Whitless, thanks for that explanation and analysis of the GST. Consistent with your explanation, a second read of the Investopedia link seems to confirm that the GST deals with a trust that only delays the actual distribution of the trust principal for one generation, rather than a trust designed to prevent distribution of the principal for perpetuity.
Then, would it be correct that the principal of perpetual trust can never be distributed to any beneficiary? If so, that seems to be quite a significant cost or downside that is saddled on the grantor and his or her intended potential beneficiaries of the trust, namely, the permanent loss of use of a large principal in exchange for a means avoid taxation of the principal. The perpetual income to a beneciaries certainly is an attractive upside to a perpetual trust, but wouldn’t such distributions would still be subject to income tax imposed in the US or other countries in which the beneficiary resides?
It makes sense that “Foreigners are attracted to South Dakota because of the privacy and creditor protections (subject, of course, to the SD law against fraudulent transfers) and the stability of the U.S. economy.” As for “low tax rates,” however, that is more difficult to grasp since SD has no (rather than a low) state income tax, and SD local law would seem secondary to taxation laws in most foreign countries, as well as US law.
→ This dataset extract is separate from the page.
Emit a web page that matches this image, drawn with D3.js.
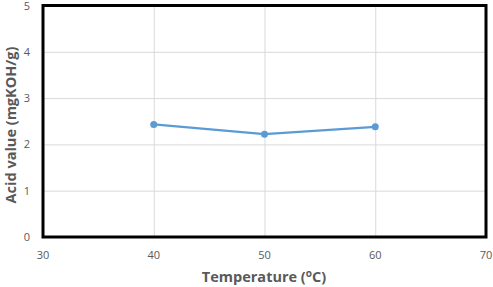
<!DOCTYPE html>
<html>
<head>
<meta charset="utf-8">
<script src="https://cdn.jsdelivr.net/npm/d3@7"></script>
<style>
  body { margin: 0; background: #fff; }
  text { font-family: "Open Sans", "Liberation Sans", sans-serif; }
</style>
</head>
<body>
<svg id="chart" width="493" height="287"></svg>
<script>
// chart values
const temperatures = [40, 50, 60];
const acidValues = [2.43, 2.22, 2.38];
const xTicks = [30, 40, 50, 60, 70];
const yTicks = [0, 1, 2, 3, 4, 5];

const svg = d3.select('#chart');
const plotLeft = 43, plotRight = 486, plotTop = 5.5, plotBottom = 237;

let x = d3.scaleLinear().domain([30, 70]).range([plotLeft, plotRight]);
let y = d3.scaleLinear().domain([0, 5]).range([plotBottom, plotTop]);

// gridlines
svg.append('g')
    .attr('transform', 'translate(0,' + plotBottom + ')')
    .call(d3.axisBottom(x).tickValues(xTicks).tickSize(-(plotBottom - plotTop)).tickFormat(''))
    .call(g => g.select('.domain').remove())
    .selectAll('line').attr('stroke', '#d9d9d9');
svg.append('g')
    .attr('transform', 'translate(' + plotLeft + ',0)')
    .call(d3.axisLeft(y).tickValues(yTicks).tickSize(-(plotRight - plotLeft)).tickFormat(''))
    .call(g => g.select('.domain').remove())
    .selectAll('line').attr('stroke', '#d9d9d9');

// tick labels
svg.append('g').selectAll('text')
    .data(xTicks).enter().append('text')
    .attr('x', d => x(d)).attr('y', 259)
    .attr('text-anchor', 'middle')
    .attr('font-size', 11).attr('fill', '#595959')
    .text(d => d);
svg.append('g').selectAll('text')
    .data(yTicks).enter().append('text')
    .attr('x', 30).attr('y', d => y(d) + 4)
    .attr('text-anchor', 'end')
    .attr('font-size', 11).attr('fill', '#595959')
    .text(d => d);

// plot border
svg.append('rect')
    .attr('x', plotLeft).attr('y', plotTop)
    .attr('width', plotRight - plotLeft).attr('height', plotBottom - plotTop)
    .attr('fill', 'none').attr('stroke', '#000').attr('stroke-width', 3);

// series
const pts = temperatures.map((t, i) => ({t: t, v: acidValues[i]}));
svg.append('path')
    .datum(pts)
    .attr('fill', 'none').attr('stroke', '#5b9bd5').attr('stroke-width', 2.25)
    .attr('d', d3.line().x(d => x(d.t)).y(d => y(d.v)));
svg.selectAll('.pt')
    .data(pts).enter().append('circle')
    .attr('class', 'pt')
    .attr('cx', d => x(d.t)).attr('cy', d => y(d.v)).attr('r', 3.5)
    .attr('fill', '#5b9bd5');

// axis titles
let xt = svg.append('text')
    .attr('x', 264).attr('y', 282)
    .attr('text-anchor', 'middle')
    .attr('font-size', 14.5).attr('font-weight', 'bold').attr('fill', '#595959');
xt.append('tspan').text('Temperature (');
xt.append('tspan').attr('font-size', 10).attr('dy', -5).text('o');
xt.append('tspan').attr('dy', 5).text('C)');

svg.append('text')
    .attr('transform', 'translate(16,125) rotate(-90)')
    .attr('text-anchor', 'middle')
    .attr('font-size', 14.5).attr('font-weight', 'bold').attr('fill', '#595959')
    .text('Acid value (mgKOH/g)');
</script>
</body>
</html>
Perhaps there is a potential difficulty of actually enforcing foreign tax judgment by seizing trust principal owned by foreigners but placed with a SD trust company, i.e., the age old problem of actually reaching assets to collect on a legitimate judgment?
As for the “majority of trusts that are sited in South Dakota,” which are “established by wealthy U.S. residents,” is there any information to indicate what percentage of these might have been created as perpetual trusts where the principal is locked into the trust and henceforth forever denied to the grantor and beneficiaries? For the non-perpetual trusts, wouldn’t the repeal of the rule against perpetuities simply be irrelevant?